■ Directions for this task
Leave out the pictures and copy everything else below exactly.

■ Supplied information
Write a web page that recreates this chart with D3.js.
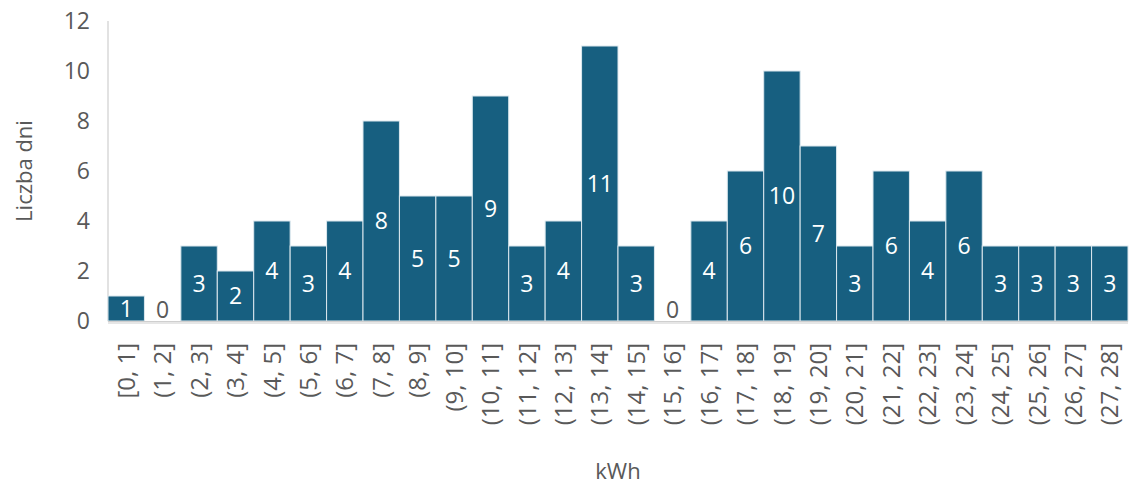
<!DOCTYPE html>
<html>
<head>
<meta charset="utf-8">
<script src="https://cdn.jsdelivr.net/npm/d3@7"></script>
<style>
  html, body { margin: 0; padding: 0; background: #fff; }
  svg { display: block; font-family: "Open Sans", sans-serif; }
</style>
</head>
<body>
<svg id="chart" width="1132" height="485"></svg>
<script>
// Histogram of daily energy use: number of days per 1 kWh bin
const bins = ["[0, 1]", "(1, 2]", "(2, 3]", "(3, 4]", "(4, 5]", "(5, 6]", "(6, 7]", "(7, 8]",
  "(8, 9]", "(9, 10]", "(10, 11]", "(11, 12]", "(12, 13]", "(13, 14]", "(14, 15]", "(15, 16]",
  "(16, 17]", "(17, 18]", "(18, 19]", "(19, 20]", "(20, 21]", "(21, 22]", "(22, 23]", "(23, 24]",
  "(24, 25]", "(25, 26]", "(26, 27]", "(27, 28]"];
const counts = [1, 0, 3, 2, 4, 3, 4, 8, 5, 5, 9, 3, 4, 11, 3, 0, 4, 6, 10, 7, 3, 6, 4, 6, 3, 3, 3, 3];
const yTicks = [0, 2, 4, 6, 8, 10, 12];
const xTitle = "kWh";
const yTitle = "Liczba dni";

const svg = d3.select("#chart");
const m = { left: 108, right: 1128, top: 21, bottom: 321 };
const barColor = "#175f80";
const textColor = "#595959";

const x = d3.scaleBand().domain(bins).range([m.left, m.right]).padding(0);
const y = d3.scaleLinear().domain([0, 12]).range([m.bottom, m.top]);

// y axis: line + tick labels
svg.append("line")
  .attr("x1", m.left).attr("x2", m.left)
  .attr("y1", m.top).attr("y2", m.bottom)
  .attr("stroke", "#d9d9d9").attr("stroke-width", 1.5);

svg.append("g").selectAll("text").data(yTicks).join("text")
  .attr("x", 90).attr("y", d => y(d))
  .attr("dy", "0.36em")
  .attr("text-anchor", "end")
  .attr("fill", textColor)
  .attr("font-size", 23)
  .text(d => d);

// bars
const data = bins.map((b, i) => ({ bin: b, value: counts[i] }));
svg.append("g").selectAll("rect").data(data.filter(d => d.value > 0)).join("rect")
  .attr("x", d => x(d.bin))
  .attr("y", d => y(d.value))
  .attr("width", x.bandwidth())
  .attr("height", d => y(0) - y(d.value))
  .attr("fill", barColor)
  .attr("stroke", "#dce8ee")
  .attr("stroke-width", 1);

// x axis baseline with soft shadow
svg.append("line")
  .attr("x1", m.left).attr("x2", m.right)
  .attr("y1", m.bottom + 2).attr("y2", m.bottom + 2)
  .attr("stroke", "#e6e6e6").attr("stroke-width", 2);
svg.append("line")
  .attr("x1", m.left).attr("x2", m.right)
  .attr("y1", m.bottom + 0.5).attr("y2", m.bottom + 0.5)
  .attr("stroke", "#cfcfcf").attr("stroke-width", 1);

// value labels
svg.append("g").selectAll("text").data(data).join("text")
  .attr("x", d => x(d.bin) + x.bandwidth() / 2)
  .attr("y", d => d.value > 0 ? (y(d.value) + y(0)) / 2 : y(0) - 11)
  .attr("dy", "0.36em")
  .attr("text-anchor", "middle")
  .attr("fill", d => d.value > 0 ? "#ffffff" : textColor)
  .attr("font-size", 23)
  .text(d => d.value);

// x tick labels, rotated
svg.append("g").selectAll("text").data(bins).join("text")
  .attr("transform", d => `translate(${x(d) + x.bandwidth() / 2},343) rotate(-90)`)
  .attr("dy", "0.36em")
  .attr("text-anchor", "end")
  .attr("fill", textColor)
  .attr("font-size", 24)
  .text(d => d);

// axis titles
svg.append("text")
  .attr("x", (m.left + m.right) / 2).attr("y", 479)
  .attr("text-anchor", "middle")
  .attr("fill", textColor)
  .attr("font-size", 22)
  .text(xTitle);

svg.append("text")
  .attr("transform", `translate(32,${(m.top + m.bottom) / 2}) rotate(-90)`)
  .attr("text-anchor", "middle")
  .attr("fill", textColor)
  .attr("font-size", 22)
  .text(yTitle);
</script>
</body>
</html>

■ Exercise answer
Write a web page that recreates this chart with D3.js.
<!DOCTYPE html>
<html>
<head>
<meta charset="utf-8">
<script src="https://cdn.jsdelivr.net/npm/d3@7"></script>
<style>
  html, body { margin: 0; padding: 0; background: #fff; }
  svg { display: block; font-family: "Open Sans", sans-serif; }
</style>
</head>
<body>
<svg id="chart" width="1132" height="485"></svg>
<script>
// Histogram of daily energy use: number of days per 1 kWh bin
const bins = ["[0, 1]", "(1, 2]", "(2, 3]", "(3, 4]", "(4, 5]", "(5, 6]", "(6, 7]", "(7, 8]",
  "(8, 9]", "(9, 10]", "(10, 11]", "(11, 12]", "(12, 13]", "(13, 14]", "(14, 15]", "(15, 16]",
  "(16, 17]", "(17, 18]", "(18, 19]", "(19, 20]", "(20, 21]", "(21, 22]", "(22, 23]", "(23, 24]",
  "(24, 25]", "(25, 26]", "(26, 27]", "(27, 28]"];
const counts = [1, 0, 3, 2, 4, 3, 4, 8, 5, 5, 9, 3, 4, 11, 3, 0, 4, 6, 10, 7, 3, 6, 4, 6, 3, 3, 3, 3];
const yTicks = [0, 2, 4, 6, 8, 10, 12];
const xTitle = "kWh";
const yTitle = "Liczba dni";

const svg = d3.select("#chart");
const m = { left: 108, right: 1128, top: 21, bottom: 321 };
const barColor = "#175f80";
const textColor = "#595959";

const x = d3.scaleBand().domain(bins).range([m.left, m.right]).padding(0);
const y = d3.scaleLinear().domain([0, 12]).range([m.bottom, m.top]);

// y axis: line + tick labels
svg.append("line")
  .attr("x1", m.left).attr("x2", m.left)
  .attr("y1", m.top).attr("y2", m.bottom)
  .attr("stroke", "#d9d9d9").attr("stroke-width", 1.5);

svg.append("g").selectAll("text").data(yTicks).join("text")
  .attr("x", 90).attr("y", d => y(d))
  .attr("dy", "0.36em")
  .attr("text-anchor", "end")
  .attr("fill", textColor)
  .attr("font-size", 23)
  .text(d => d);

// bars
const data = bins.map((b, i) => ({ bin: b, value: counts[i] }));
svg.append("g").selectAll("rect").data(data.filter(d => d.value > 0)).join("rect")
  .attr("x", d => x(d.bin))
  .attr("y", d => y(d.value))
  .attr("width", x.bandwidth())
  .attr("height", d => y(0) - y(d.value))
  .attr("fill", barColor)
  .attr("stroke", "#dce8ee")
  .attr("stroke-width", 1);

// x axis baseline with soft shadow
svg.append("line")
  .attr("x1", m.left).attr("x2", m.right)
  .attr("y1", m.bottom + 2).attr("y2", m.bottom + 2)
  .attr("stroke", "#e6e6e6").attr("stroke-width", 2);
svg.append("line")
  .attr("x1", m.left).attr("x2", m.right)
  .attr("y1", m.bottom + 0.5).attr("y2", m.bottom + 0.5)
  .attr("stroke", "#cfcfcf").attr("stroke-width", 1);

// value labels
svg.append("g").selectAll("text").data(data).join("text")
  .attr("x", d => x(d.bin) + x.bandwidth() / 2)
  .attr("y", d => d.value > 0 ? (y(d.value) + y(0)) / 2 : y(0) - 11)
  .attr("dy", "0.36em")
  .attr("text-anchor", "middle")
  .attr("fill", d => d.value > 0 ? "#ffffff" : textColor)
  .attr("font-size", 23)
  .text(d => d.value);

// x tick labels, rotated
svg.append("g").selectAll("text").data(bins).join("text")
  .attr("transform", d => `translate(${x(d) + x.bandwidth() / 2},343) rotate(-90)`)
  .attr("dy", "0.36em")
  .attr("text-anchor", "end")
  .attr("fill", textColor)
  .attr("font-size", 24)
  .text(d => d);

// axis titles
svg.append("text")
  .attr("x", (m.left + m.right) / 2).attr("y", 479)
  .attr("text-anchor", "middle")
  .attr("fill", textColor)
  .attr("font-size", 22)
  .text(xTitle);

svg.append("text")
  .attr("transform", `translate(32,${(m.top + m.bottom) / 2}) rotate(-90)`)
  .attr("text-anchor", "middle")
  .attr("fill", textColor)
  .attr("font-size", 22)
  .text(yTitle);
</script>
</body>
</html>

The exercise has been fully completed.